Source: Madison and Wall. Real Estate based upon Case-Schiller US National Home Price Index, Commodities based upon Bloomberg Commodities Index, Equities based upon SPX and Corporate Bonds based upon Bank of America Corporate Bond Index, all for periods from 1999-2023.
The read-through for us is very clear: while quality still matters greatly, with that held constant, diversity produces superior risk-adjusted returns whether in investing or the assembly of management teams.
Concurrently, when we see management teams at companies who are not particularly diverse, our past experience studying corporate decision-making strongly suggests that those management teams are in place less because of those individuals’ merits and more because of the personal relationships they have previously established.
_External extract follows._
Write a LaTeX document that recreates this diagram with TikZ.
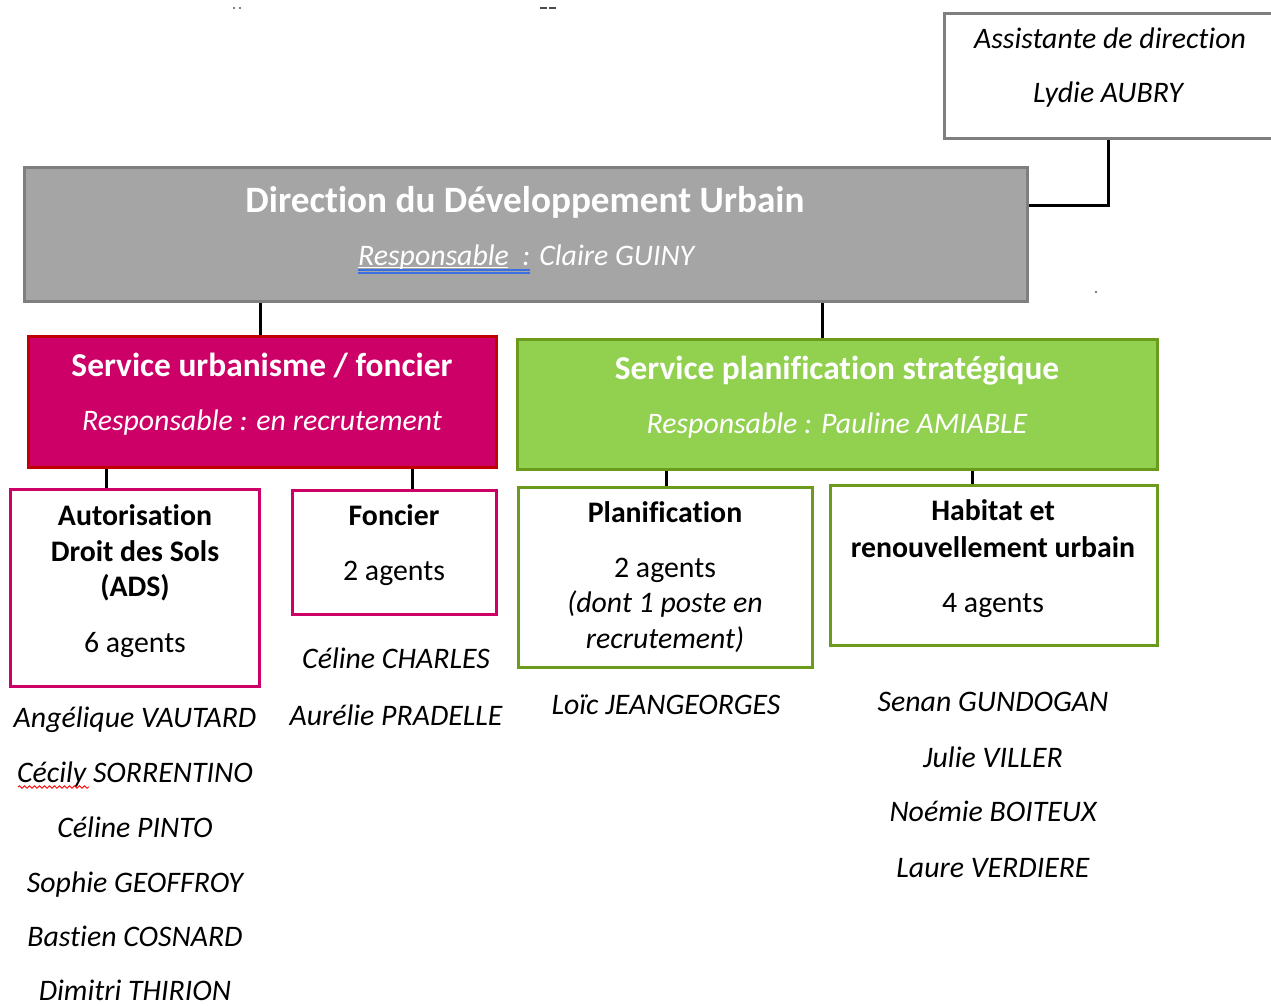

In general, the presence of less-diverse teams leads us to question whether or not more senior decision-makers actually looked for the best people to fill jobs or whether they simply relied upon people who they know from within their personal networks (which will generally be less diverse than society is as a whole). To be sure, it’s possible that the “best” people for certain unique situations might all have monolithic backgrounds, but it’s highly unlikely that this would hold when it comes to operating large corporate entities.
Overall, the presence or absence of diversity has an impact on how we think about individual companies’ long-term prospects relative to a company’s peers. On balance, given the logic and the math outlined above, we think that longer-term outcomes for more diverse companies will be relatively more positive when compared with less-diverse ones. To the extent that Meta finds ways to ensure they maintain diversity despite everything described above, we would predict they will be better off than if they become less diverse as an organization. However, without specific policies to encourage diversity across the business, it seems less likely that this will occur.